REQUIRED WORK: Everything in the listing except the pictures should be written out exactly.

┄┄┄┄┄┄┄┄┄┄

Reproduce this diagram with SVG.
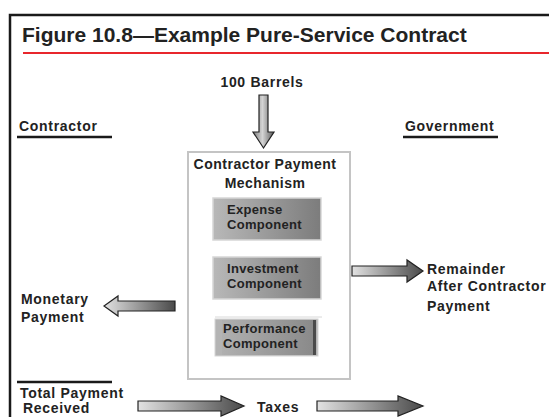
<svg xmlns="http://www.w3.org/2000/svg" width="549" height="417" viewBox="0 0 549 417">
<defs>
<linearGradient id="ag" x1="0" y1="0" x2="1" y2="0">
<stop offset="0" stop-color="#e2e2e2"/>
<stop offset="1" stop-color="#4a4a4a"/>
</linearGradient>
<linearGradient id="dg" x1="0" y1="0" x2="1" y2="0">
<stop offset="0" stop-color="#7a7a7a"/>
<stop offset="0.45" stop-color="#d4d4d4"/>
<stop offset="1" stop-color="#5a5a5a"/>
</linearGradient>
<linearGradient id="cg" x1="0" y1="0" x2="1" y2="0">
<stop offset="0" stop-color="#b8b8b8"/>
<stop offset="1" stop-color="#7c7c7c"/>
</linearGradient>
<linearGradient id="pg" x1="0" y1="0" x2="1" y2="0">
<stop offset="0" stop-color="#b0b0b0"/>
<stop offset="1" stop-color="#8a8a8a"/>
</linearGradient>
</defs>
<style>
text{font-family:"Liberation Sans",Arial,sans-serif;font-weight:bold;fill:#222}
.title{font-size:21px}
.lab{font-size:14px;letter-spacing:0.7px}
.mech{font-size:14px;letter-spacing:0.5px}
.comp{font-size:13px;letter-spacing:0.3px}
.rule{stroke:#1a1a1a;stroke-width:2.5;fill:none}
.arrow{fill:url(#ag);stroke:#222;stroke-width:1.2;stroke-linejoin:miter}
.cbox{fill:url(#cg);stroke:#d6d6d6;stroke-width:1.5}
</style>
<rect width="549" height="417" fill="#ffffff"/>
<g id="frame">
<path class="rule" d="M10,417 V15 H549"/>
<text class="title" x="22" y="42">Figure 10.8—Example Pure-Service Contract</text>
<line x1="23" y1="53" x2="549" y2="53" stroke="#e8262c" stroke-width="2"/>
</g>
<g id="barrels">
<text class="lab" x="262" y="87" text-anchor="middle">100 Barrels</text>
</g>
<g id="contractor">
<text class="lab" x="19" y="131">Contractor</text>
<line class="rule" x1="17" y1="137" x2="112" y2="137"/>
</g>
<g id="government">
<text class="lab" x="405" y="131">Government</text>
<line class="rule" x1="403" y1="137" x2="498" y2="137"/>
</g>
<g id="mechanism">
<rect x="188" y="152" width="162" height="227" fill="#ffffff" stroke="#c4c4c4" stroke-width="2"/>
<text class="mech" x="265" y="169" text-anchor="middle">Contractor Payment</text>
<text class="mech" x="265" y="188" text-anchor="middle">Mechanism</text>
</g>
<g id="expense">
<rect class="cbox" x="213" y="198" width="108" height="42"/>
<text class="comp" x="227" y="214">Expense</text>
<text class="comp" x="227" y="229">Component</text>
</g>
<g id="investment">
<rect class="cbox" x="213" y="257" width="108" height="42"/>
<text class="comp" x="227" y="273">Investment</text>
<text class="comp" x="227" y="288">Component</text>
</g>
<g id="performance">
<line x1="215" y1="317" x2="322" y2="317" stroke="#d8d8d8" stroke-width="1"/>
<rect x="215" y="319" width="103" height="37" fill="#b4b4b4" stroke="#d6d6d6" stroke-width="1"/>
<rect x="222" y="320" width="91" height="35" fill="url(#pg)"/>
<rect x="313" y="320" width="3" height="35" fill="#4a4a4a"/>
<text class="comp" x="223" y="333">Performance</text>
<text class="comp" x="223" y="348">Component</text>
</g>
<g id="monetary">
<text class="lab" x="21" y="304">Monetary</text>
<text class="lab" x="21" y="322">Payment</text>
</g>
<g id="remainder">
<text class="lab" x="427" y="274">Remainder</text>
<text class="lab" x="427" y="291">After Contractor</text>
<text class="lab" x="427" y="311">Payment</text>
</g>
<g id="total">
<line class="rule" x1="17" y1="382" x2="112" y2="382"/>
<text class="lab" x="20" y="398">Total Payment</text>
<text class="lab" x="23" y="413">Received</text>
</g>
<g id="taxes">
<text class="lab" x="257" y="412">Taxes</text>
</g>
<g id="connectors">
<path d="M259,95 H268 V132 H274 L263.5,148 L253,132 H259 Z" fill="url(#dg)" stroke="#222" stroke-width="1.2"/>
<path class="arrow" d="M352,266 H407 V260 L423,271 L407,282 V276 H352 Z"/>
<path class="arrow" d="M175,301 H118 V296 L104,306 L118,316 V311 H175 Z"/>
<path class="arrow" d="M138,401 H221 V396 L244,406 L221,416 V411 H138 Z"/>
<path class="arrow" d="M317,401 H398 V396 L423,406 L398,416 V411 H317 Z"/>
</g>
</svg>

┄┄┄┄┄┄┄┄┄┄

OUTPUT OF THE EXERCISE:
Reproduce this diagram with SVG.
<svg xmlns="http://www.w3.org/2000/svg" width="549" height="417" viewBox="0 0 549 417">
<defs>
<linearGradient id="ag" x1="0" y1="0" x2="1" y2="0">
<stop offset="0" stop-color="#e2e2e2"/>
<stop offset="1" stop-color="#4a4a4a"/>
</linearGradient>
<linearGradient id="dg" x1="0" y1="0" x2="1" y2="0">
<stop offset="0" stop-color="#7a7a7a"/>
<stop offset="0.45" stop-color="#d4d4d4"/>
<stop offset="1" stop-color="#5a5a5a"/>
</linearGradient>
<linearGradient id="cg" x1="0" y1="0" x2="1" y2="0">
<stop offset="0" stop-color="#b8b8b8"/>
<stop offset="1" stop-color="#7c7c7c"/>
</linearGradient>
<linearGradient id="pg" x1="0" y1="0" x2="1" y2="0">
<stop offset="0" stop-color="#b0b0b0"/>
<stop offset="1" stop-color="#8a8a8a"/>
</linearGradient>
</defs>
<style>
text{font-family:"Liberation Sans",Arial,sans-serif;font-weight:bold;fill:#222}
.title{font-size:21px}
.lab{font-size:14px;letter-spacing:0.7px}
.mech{font-size:14px;letter-spacing:0.5px}
.comp{font-size:13px;letter-spacing:0.3px}
.rule{stroke:#1a1a1a;stroke-width:2.5;fill:none}
.arrow{fill:url(#ag);stroke:#222;stroke-width:1.2;stroke-linejoin:miter}
.cbox{fill:url(#cg);stroke:#d6d6d6;stroke-width:1.5}
</style>
<rect width="549" height="417" fill="#ffffff"/>
<g id="frame">
<path class="rule" d="M10,417 V15 H549"/>
<text class="title" x="22" y="42">Figure 10.8—Example Pure-Service Contract</text>
<line x1="23" y1="53" x2="549" y2="53" stroke="#e8262c" stroke-width="2"/>
</g>
<g id="barrels">
<text class="lab" x="262" y="87" text-anchor="middle">100 Barrels</text>
</g>
<g id="contractor">
<text class="lab" x="19" y="131">Contractor</text>
<line class="rule" x1="17" y1="137" x2="112" y2="137"/>
</g>
<g id="government">
<text class="lab" x="405" y="131">Government</text>
<line class="rule" x1="403" y1="137" x2="498" y2="137"/>
</g>
<g id="mechanism">
<rect x="188" y="152" width="162" height="227" fill="#ffffff" stroke="#c4c4c4" stroke-width="2"/>
<text class="mech" x="265" y="169" text-anchor="middle">Contractor Payment</text>
<text class="mech" x="265" y="188" text-anchor="middle">Mechanism</text>
</g>
<g id="expense">
<rect class="cbox" x="213" y="198" width="108" height="42"/>
<text class="comp" x="227" y="214">Expense</text>
<text class="comp" x="227" y="229">Component</text>
</g>
<g id="investment">
<rect class="cbox" x="213" y="257" width="108" height="42"/>
<text class="comp" x="227" y="273">Investment</text>
<text class="comp" x="227" y="288">Component</text>
</g>
<g id="performance">
<line x1="215" y1="317" x2="322" y2="317" stroke="#d8d8d8" stroke-width="1"/>
<rect x="215" y="319" width="103" height="37" fill="#b4b4b4" stroke="#d6d6d6" stroke-width="1"/>
<rect x="222" y="320" width="91" height="35" fill="url(#pg)"/>
<rect x="313" y="320" width="3" height="35" fill="#4a4a4a"/>
<text class="comp" x="223" y="333">Performance</text>
<text class="comp" x="223" y="348">Component</text>
</g>
<g id="monetary">
<text class="lab" x="21" y="304">Monetary</text>
<text class="lab" x="21" y="322">Payment</text>
</g>
<g id="remainder">
<text class="lab" x="427" y="274">Remainder</text>
<text class="lab" x="427" y="291">After Contractor</text>
<text class="lab" x="427" y="311">Payment</text>
</g>
<g id="total">
<line class="rule" x1="17" y1="382" x2="112" y2="382"/>
<text class="lab" x="20" y="398">Total Payment</text>
<text class="lab" x="23" y="413">Received</text>
</g>
<g id="taxes">
<text class="lab" x="257" y="412">Taxes</text>
</g>
<g id="connectors">
<path d="M259,95 H268 V132 H274 L263.5,148 L253,132 H259 Z" fill="url(#dg)" stroke="#222" stroke-width="1.2"/>
<path class="arrow" d="M352,266 H407 V260 L423,271 L407,282 V276 H352 Z"/>
<path class="arrow" d="M175,301 H118 V296 L104,306 L118,316 V311 H175 Z"/>
<path class="arrow" d="M138,401 H221 V396 L244,406 L221,416 V411 H138 Z"/>
<path class="arrow" d="M317,401 H398 V396 L423,406 L398,416 V411 H317 Z"/>
</g>
</svg>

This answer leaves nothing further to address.